You just come down to the point that you can't make people do, what they are not ready to put over the necessary efforts to make happen.
> They are higher for the cool jobs, like the CS ones.
Well, for the cool CS jobs, yeah, which is maybe 1% of the total. The rest aren't cool—they're brain-meltingly boring, often frustrating, health-destroyingly sedentary, and often (not always) fairly low-status, despite the pay[0]. The way-above-median pay's just about all a CS career's got going for it, for most.
[0] Compare especially the status boost granted by entering either of two full-on professions which, strikingly, kept improving gender balance through the 80s and beyond despite a long history of being dominated by men: law and medicine. Meanwhile, CS/programming started out better, then got worse around the mid 80s, as measured by graduates in relevant majors.
But those 1% are all that matter in this context, because they are the only ones doing outreach and are thus the only ones being perceived by outsiders. Nobody (outside the industry) knows what the other programmers do or what their work conditions are, because they don't actively tell anybody.
Partly that's because those 1% have to do outreach to get enough workers willing to endure those conditions, and partly it's because those are entire companies filled with passionate people (because everyone who doesn't love the job quickly quits) and they want to share their passion.
Maybe it's like that in, say, game development, but I've never seen these absurd hours in my career. A certain willingness to learn and do more than the standard curriculum is valued, yes, and there's crunch mode and harder-working startup jobs, but I haven't seen this hazing and exploitation from any of my employers.
>>I haven't seen this hazing and exploitation from any of my employers.
Most employers won't. But yet some people pour in a lot of time to make themselves better. That is precisely the whole point.

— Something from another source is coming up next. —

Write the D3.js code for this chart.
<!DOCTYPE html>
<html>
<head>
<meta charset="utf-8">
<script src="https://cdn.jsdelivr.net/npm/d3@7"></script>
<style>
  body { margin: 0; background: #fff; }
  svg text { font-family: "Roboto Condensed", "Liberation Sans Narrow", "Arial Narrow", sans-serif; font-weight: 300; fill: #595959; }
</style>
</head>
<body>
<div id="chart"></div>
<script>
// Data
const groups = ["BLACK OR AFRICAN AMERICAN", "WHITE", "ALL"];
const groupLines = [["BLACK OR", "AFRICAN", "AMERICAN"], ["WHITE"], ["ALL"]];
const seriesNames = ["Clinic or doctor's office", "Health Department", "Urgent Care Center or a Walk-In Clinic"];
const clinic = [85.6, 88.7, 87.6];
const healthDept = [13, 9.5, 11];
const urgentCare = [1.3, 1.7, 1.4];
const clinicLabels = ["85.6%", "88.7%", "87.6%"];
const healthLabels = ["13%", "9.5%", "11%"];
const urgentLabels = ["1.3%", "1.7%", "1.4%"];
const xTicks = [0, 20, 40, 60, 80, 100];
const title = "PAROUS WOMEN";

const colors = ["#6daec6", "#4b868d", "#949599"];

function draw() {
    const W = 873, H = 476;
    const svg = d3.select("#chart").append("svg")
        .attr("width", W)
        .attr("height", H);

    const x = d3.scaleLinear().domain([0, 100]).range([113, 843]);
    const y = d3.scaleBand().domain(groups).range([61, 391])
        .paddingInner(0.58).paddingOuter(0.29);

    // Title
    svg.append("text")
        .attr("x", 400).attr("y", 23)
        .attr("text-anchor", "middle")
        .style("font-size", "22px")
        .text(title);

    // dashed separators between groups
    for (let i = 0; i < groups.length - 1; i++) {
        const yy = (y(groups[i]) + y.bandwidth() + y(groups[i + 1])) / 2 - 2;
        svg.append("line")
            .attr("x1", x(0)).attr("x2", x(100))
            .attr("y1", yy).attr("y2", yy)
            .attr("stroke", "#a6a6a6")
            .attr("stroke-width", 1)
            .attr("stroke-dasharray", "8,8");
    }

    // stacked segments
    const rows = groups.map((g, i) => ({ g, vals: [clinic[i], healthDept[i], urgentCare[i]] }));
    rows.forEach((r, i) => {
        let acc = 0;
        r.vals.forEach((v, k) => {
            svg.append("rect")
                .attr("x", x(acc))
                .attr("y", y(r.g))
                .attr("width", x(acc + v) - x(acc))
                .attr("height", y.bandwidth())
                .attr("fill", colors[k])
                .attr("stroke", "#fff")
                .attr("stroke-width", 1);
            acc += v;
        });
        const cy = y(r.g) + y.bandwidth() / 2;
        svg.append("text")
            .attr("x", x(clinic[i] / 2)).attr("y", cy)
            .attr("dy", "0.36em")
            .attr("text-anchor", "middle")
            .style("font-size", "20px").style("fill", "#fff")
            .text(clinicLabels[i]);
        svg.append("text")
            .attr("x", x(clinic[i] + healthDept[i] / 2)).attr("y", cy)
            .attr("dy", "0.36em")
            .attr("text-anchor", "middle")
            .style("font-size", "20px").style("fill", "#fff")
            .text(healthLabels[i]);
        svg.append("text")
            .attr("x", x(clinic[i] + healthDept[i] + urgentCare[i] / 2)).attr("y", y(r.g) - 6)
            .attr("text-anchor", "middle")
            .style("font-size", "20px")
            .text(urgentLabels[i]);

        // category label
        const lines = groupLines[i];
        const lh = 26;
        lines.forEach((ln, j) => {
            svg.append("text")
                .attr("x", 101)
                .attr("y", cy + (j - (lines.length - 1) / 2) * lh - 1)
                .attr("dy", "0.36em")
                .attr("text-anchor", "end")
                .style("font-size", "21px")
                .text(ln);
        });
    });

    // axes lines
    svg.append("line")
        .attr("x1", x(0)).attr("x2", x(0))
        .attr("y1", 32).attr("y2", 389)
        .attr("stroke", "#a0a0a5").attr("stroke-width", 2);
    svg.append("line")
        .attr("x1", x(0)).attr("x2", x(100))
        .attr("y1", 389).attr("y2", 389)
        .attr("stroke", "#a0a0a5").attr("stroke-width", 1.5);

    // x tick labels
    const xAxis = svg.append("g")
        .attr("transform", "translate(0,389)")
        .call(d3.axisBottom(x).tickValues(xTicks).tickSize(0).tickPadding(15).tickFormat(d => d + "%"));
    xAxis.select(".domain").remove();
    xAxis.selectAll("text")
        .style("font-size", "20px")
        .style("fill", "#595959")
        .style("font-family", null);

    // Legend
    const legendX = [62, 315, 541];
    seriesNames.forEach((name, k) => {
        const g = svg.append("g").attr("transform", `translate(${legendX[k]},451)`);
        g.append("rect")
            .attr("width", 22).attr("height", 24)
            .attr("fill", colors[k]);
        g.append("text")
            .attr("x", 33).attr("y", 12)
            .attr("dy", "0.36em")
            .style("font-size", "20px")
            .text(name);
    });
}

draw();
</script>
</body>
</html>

Its exactly a bit like school. Schools won't force you to put any hours. But people putting in late nighters and burning the midnight oil end up scoring high marks and getting better grades.

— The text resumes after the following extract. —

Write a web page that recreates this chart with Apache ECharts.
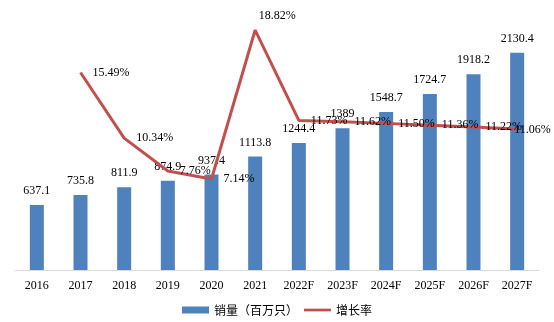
<!DOCTYPE html>
<html>
<head>
<meta charset="utf-8">
<script src="https://cdn.jsdelivr.net/npm/echarts@6/dist/echarts.min.js"></script>
<style>
  html, body { margin: 0; padding: 0; background: #fff; }
  #chart { width: 554px; height: 322px; }
</style>
</head>
<body>
<div id="chart"></div>
<script>
// Years (F = forecast)
const categories = ['2016', '2017', '2018', '2019', '2020', '2021', '2022F', '2023F', '2024F', '2025F', '2026F', '2027F'];
// Sales volume, millions of units
const sales = [637.1, 735.8, 811.9, 874.9, 937.4, 1113.8, 1244.4, 1389, 1548.7, 1724.7, 1918.2, 2130.4];
// Year-on-year growth, %
const growth = [null, 15.49, 10.34, 7.76, 7.14, 18.82, 11.73, 11.62, 11.50, 11.36, 11.22, 11.06];

const seriesNames = ['销量（百万只）', '增长率'];

const serif = '"Times New Roman", "Liberation Serif", serif';
const cjk = '"Noto Sans CJK SC", sans-serif';

// Growth points: the peak label sits above the point, the last one is pulled
// back inside the chart edge; the rest go to the right of their point.
const growthData = growth.map((v, i) => {
  if (v === null) return '-';
  if (categories[i] === '2021') {
    return { value: v, label: { position: 'top', distance: 8, offset: [22, 0] } };
  }
  if (i === categories.length - 1) {
    return { value: v, label: { position: 'right', distance: 0, offset: [-3, 1] } };
  }
  return v;
});

const chart = echarts.init(document.getElementById('chart'));
chart.setOption({
  animation: false,
  grid: { left: 15, right: 15, top: 15, bottom: 52 },
  legend: {
    bottom: 1,
    left: 'center',
    itemGap: 6,
    itemWidth: 27,
    itemHeight: 7,
    textStyle: { fontFamily: cjk, fontSize: 12, color: '#000' },
    data: [
      { name: seriesNames[0], icon: 'rect' },
      { name: seriesNames[1], icon: 'path://M0,0 L30,0 L30,3 L0,3 Z' }
    ]
  },
  xAxis: {
    type: 'category',
    data: categories,
    axisLine: { lineStyle: { color: '#d9d9d9', width: 1 } },
    axisTick: { show: false },
    axisLabel: { fontFamily: serif, fontSize: 12, color: '#000', margin: 10 }
  },
  yAxis: [
    { type: 'value', min: 0, max: 2500, show: false, splitLine: { show: false } },
    { type: 'value', min: 0, max: 20, show: false, splitLine: { show: false } }
  ],
  series: [
    {
      name: seriesNames[0],
      type: 'bar',
      data: sales,
      barWidth: 14,
      itemStyle: { color: '#4f81bd' },
      label: {
        show: true,
        position: 'top',
        distance: 8,
        fontFamily: serif,
        fontSize: 12,
        color: '#000'
      }
    },
    {
      name: seriesNames[1],
      type: 'line',
      yAxisIndex: 1,
      data: growthData,
      symbol: 'circle',
      symbolSize: 0,
      showSymbol: true,
      lineStyle: { color: '#c0504d', width: 3 },
      itemStyle: { color: '#c0504d' },
      label: {
        show: true,
        position: 'right',
        distance: 12,
        fontFamily: serif,
        fontSize: 12,
        color: '#000',
        formatter: p => p.value.toFixed(2) + '%'
      },
      z: 3
    }
  ]
});
</script>
</body>
</html>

How do you suggest we help low scoring students? By telling the better student to study less?
My top advice would be to look for their comparative advantage. For some that's an ability to work very hard at something they're not obviously talented at or attracted to. OTOH I knew someone who fit just that description who still failed to make the move from technician to programmer, after a lot of personal time studying.
Unfortunately, most people do not truly want one profession to the exclusion of all hardship and discouragement.
Rather peoples inclinations are varied and weak, so a society that discourages women from entering science will find more than half of women who had a weak inclination to science will simply choose the next-equal profession they were inclined to.
You prevent it from putting an item on your agenda to tell your daughter about cool women with different awesome careers.
You the parent have to go out of your way to make a list of women astronauts, scientists, stateswomen, authors, captains, professors-- everything-- so your daughter grows up in a world women can do anything.
I have a two year old and I can tell you fighting against pinky-princess girl culture is a battle. As a parent, it's you vs basically the rest of society that sends a million little cues about what girls are supposed to do. I had this conversation with my daughter the other morning:
Daughter: I want to be a boy when I grow up. Me: Why is that? Daughter: So I can be an astronaut!
Of course, I explained that girls can be astronauts too. And I've never done anything to set her expectations differently. But they just absorb this stuff from the ether of our culture. At her age, she's picked up on the idea that only boys are astronauts, and girls are ballerinas and princesses and shit.